ニュートンは「どうやってりんごは落ちるのか?」を万有引力のせいである、としたのは、勿論 ミカンだって落ちる訳で、実は万有引力の法則は問いには根本的には答えていないのです。

「質量を持つ物には引力がある」と、より汎用性の高い言葉に言い換えた(つまり ミカンでもリンゴでもOK)だけで、質量を持つ物体同士が引力を持つ理由は、解らないのです。(それでも何故かニュートンはトンデモの人達にも受けが良いようです。)

物体が持つ熱とは何か?昔は「熱素」というものが信じられていました。今は、熱が実体の無い物であり、単なる分子運動の増大による事を知っています。
だから、熱が高い方から低い方へ向かう理由は、基本的には「何故 真空中で空気は一個所に固まらずに分散するのか?」という問いと同じなのです。これは、あまり意味のある問いとは言えません。

「熱は高きから低きに流れる」をより汎用性が高い言葉に言い換えたのが「エントロピーの増大」なのです。

なんでこんな当たり前の事を、と思うかもしれませんが、こんな当たり前の事から擬似科学に流れた例を見た事があるからです。(こういった場合、本人は擬似科学だと思っていないから始末に困ります。尤も大抵の疑似科学がそうなんですが。)

物理学では、こういう根源的な問題が存在します。何故光速度は一定なのか?何故重力があるのか?等々・・・
本質的な答えは得られないのです。

もしかしたら、宇宙が誕生した時のちょっとした違いで、光速度が変化する宇宙がどこかにあるかもしれません。万有反発力の法則が支配する宇宙があるかもしれません。でも、それを問うた所でしょうがないでしょう?
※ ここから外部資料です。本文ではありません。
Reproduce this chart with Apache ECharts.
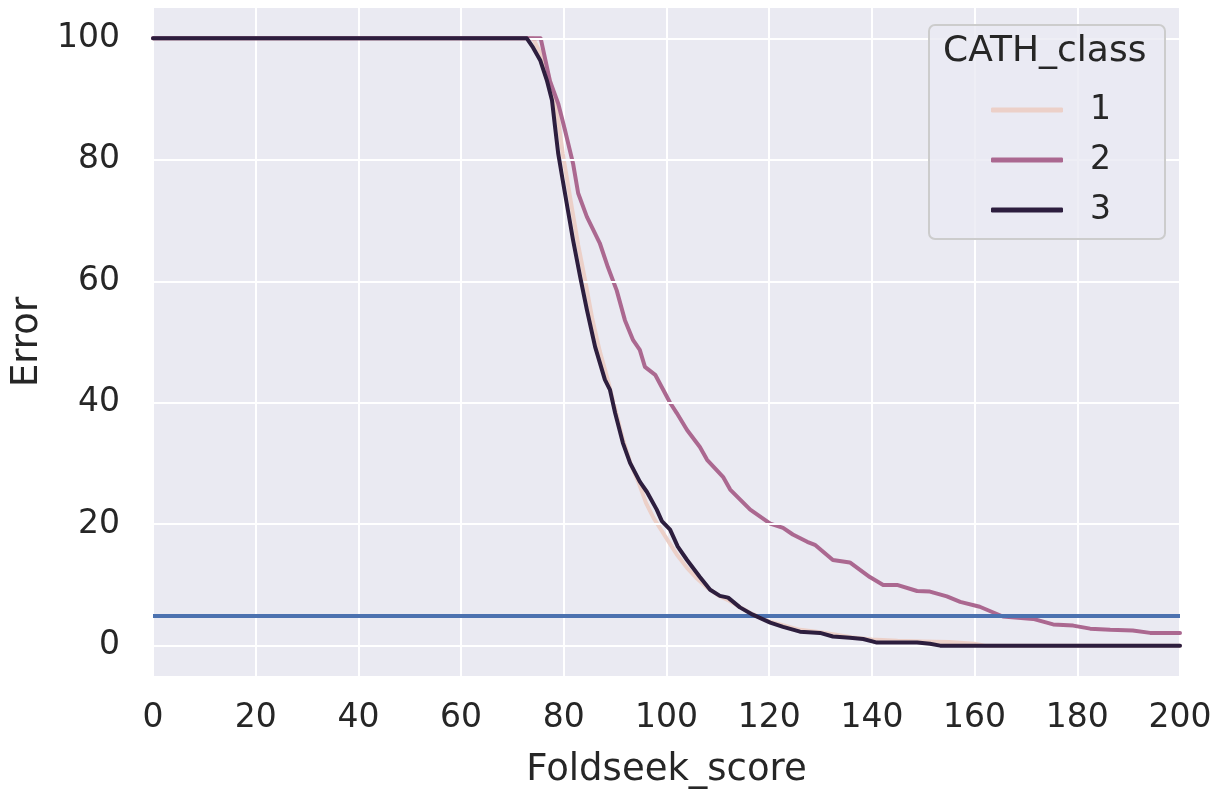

「そんな事は問うな」とは言いませんが、何処まで解っても、根源的な問いは決して絶える事がありません。
より根源的な事が解る日が来るかもしれませんが、それはまた別のさらに根源的な問いを生みます。

駄々をこねても何も始まらないから、物理学ではこれらの根源的な問題を認めた上で、何が言えるのか?を考えるのです。
(俗に、科学はWHYを問うていない、なんて事を言いますが。)

それを考えた結果としてニュートンの運動方程式が生まれ、相対性理論が生まれ、熱力学の3法則が生まれた、という訳です。



トンデモを信じる前に・・

エントロピー増大の法則に関しては、決して破られる事の無い永遠の法則と言われるだけに、そのまま「信じてしまう」だけで理解していない人の方が多いのは残念です。

こんな所が、青山学院大学のCh助教授みたいな大物エセ科学者を育てる土壌になっているのでしょう。

Ch助教授が、何故そこまで問題があるかというと、この世紀のトンデモ助教授は、なんと授業で自分の作り上げた屁理屈に基づく疑似科学理論を展開しているようなのです。世も末ですな...
 

疑似科学は間違っているから疑似科学なのではありません。科学的な考え方、やり方で無いから疑似科学なのです。
間違ったことを「信じる」のも正しいことを「信じる」のも、科学ではなく、宗教のやる事なのです。